►

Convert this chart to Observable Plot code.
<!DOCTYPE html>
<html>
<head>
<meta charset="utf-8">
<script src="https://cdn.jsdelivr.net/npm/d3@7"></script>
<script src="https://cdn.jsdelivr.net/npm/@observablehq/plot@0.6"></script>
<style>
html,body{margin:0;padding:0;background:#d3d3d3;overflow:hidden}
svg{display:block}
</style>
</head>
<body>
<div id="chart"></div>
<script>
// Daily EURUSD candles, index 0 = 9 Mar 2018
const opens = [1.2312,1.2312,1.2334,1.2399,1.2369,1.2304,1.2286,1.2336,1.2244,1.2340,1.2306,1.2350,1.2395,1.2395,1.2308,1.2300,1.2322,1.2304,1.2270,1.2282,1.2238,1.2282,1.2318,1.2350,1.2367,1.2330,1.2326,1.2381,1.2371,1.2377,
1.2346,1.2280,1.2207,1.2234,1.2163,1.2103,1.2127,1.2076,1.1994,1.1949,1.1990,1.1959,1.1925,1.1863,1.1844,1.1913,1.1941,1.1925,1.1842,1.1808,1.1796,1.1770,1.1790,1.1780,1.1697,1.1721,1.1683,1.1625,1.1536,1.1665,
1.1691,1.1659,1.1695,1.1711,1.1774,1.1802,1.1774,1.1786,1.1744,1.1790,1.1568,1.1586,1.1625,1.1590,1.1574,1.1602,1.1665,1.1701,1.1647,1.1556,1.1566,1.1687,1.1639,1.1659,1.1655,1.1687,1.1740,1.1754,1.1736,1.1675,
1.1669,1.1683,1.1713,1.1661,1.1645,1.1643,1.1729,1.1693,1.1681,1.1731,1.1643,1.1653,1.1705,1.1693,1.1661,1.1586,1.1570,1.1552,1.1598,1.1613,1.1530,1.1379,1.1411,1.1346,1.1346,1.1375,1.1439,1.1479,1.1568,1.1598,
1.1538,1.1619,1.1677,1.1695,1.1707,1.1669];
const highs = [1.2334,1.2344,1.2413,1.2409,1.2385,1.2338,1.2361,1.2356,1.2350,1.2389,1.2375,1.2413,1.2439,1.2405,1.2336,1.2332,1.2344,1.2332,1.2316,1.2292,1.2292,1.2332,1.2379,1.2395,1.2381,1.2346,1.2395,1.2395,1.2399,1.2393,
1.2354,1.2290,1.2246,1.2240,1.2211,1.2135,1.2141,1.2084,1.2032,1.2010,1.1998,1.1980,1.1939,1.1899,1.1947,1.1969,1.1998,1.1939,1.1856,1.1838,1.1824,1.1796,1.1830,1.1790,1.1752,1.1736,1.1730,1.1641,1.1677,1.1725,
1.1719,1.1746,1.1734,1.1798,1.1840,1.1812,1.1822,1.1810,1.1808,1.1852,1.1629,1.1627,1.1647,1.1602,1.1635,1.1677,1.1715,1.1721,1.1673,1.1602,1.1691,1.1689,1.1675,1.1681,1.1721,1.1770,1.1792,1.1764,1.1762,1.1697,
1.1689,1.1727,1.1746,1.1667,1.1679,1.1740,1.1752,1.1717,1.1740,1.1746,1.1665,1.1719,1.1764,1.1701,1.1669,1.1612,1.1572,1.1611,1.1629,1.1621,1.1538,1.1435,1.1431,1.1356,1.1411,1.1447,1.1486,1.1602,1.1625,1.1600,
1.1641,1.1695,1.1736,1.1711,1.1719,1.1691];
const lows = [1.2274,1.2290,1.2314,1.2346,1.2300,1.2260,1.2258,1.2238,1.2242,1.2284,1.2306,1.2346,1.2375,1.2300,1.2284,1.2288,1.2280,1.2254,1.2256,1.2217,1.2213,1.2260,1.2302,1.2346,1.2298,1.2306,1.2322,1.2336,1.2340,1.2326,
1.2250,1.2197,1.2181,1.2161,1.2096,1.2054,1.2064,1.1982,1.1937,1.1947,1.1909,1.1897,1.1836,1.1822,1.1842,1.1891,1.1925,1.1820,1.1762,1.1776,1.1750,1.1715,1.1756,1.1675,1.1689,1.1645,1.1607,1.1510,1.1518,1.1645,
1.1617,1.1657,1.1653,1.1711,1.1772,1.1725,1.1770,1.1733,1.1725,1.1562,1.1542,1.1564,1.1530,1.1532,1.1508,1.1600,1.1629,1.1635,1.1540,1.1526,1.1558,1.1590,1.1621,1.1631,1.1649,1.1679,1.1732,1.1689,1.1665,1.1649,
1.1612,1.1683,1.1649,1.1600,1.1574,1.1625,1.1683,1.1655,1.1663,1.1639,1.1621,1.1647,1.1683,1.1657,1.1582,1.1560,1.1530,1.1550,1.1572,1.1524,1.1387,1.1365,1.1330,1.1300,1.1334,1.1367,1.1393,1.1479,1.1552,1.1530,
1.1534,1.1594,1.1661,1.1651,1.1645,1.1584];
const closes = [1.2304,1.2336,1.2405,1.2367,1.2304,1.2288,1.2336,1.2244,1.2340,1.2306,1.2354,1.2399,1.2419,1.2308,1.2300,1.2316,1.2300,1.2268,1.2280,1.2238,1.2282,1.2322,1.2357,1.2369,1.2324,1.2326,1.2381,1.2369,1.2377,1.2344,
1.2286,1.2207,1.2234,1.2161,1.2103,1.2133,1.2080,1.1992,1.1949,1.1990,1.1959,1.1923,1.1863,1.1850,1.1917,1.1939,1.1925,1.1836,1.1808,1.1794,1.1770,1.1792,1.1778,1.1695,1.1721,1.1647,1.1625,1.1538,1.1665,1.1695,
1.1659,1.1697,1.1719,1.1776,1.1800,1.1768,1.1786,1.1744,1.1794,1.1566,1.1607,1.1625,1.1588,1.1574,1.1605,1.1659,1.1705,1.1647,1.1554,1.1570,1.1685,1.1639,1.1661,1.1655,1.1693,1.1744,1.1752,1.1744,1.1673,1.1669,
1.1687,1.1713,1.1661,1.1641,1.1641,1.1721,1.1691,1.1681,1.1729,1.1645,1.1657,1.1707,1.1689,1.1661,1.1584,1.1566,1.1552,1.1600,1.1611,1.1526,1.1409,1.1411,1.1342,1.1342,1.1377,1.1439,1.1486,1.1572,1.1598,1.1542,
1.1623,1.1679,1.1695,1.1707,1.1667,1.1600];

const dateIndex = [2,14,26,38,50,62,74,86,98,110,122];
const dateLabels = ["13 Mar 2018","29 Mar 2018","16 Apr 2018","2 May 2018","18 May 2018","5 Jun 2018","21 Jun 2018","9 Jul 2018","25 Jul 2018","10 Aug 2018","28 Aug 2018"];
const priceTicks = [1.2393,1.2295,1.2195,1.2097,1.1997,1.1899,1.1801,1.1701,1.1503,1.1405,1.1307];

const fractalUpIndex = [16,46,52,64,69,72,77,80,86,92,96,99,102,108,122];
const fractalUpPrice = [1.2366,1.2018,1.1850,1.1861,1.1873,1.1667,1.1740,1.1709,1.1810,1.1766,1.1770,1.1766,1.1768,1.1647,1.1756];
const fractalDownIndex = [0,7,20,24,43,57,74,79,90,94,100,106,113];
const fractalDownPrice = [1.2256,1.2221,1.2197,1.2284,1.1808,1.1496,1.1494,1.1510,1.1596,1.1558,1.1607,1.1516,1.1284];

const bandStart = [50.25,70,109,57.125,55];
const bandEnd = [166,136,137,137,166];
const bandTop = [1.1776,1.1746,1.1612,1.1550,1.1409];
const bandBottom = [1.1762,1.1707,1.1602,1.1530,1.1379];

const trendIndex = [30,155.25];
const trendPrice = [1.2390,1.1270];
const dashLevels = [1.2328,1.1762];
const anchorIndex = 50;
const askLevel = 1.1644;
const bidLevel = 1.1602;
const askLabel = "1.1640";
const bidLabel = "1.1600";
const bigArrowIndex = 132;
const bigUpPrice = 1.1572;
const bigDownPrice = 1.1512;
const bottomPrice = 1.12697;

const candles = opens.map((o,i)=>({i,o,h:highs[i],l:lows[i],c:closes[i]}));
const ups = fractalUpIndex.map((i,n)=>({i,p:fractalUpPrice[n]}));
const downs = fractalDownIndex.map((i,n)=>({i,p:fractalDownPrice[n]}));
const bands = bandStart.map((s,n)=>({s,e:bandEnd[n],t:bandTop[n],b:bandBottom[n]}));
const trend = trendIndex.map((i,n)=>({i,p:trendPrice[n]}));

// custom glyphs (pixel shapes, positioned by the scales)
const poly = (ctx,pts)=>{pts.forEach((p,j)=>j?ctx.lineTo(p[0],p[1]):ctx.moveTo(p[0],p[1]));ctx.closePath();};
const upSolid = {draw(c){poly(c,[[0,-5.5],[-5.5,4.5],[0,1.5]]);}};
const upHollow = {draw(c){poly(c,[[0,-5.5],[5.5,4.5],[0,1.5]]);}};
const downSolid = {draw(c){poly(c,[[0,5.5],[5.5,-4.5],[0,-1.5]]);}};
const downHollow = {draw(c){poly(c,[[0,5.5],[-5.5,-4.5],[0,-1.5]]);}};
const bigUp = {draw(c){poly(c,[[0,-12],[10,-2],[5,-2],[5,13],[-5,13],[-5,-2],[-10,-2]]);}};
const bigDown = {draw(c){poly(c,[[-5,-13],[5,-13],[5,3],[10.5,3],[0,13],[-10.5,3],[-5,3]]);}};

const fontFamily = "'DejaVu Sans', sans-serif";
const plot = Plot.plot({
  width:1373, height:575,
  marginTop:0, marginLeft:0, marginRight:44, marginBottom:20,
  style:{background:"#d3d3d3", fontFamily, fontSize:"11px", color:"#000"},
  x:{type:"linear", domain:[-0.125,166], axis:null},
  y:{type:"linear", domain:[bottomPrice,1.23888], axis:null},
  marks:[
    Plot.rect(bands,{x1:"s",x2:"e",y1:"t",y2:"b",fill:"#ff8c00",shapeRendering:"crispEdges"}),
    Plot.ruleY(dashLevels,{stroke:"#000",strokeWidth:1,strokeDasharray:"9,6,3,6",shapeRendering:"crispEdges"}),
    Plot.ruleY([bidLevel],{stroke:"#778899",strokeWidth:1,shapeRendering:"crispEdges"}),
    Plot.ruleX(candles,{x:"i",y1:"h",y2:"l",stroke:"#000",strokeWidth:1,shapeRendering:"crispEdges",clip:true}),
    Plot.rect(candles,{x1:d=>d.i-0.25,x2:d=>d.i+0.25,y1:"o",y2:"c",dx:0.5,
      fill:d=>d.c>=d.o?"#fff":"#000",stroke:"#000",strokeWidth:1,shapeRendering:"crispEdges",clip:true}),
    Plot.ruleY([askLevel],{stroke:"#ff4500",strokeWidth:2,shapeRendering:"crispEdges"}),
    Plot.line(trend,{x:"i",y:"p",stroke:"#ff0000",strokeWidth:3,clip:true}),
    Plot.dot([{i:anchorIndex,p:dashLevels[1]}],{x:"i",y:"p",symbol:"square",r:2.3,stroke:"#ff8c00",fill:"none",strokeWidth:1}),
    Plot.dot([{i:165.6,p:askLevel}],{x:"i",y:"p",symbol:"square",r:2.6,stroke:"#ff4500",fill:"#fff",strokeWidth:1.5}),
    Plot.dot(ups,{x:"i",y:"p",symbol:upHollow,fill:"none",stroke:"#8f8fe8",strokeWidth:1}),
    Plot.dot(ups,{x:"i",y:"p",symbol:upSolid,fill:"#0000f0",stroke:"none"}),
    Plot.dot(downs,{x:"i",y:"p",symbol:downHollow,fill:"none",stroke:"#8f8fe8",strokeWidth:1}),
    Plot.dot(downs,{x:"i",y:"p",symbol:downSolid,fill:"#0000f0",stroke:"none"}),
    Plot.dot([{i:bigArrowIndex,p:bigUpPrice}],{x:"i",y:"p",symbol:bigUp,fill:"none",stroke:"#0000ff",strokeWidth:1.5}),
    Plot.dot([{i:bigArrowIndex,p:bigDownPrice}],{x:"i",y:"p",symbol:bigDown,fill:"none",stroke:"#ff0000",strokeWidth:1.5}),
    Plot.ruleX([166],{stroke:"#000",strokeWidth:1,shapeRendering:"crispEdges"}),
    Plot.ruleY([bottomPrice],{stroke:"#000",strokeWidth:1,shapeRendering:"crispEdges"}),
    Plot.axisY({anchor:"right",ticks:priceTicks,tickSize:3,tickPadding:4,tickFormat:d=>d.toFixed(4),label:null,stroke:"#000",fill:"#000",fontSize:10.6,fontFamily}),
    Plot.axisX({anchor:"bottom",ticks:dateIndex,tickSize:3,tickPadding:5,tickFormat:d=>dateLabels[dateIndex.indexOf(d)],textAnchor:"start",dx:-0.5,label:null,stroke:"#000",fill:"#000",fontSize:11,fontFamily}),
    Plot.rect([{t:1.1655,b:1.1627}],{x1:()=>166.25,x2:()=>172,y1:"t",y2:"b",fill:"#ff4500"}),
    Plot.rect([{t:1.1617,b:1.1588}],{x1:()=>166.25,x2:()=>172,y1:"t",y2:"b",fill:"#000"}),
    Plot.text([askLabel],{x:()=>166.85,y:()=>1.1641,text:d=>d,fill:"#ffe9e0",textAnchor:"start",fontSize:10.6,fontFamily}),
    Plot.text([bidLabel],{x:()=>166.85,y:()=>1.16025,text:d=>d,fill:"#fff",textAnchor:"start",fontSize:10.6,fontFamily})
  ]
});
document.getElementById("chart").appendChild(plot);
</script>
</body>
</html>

◄

● **Problem description**:
Give every line of the material that includes the string "chart".

● **Solution to this exercise**:
Convert this chart to Observable Plot code.
<div id="chart"></div>
document.getElementById("chart").appendChild(plot);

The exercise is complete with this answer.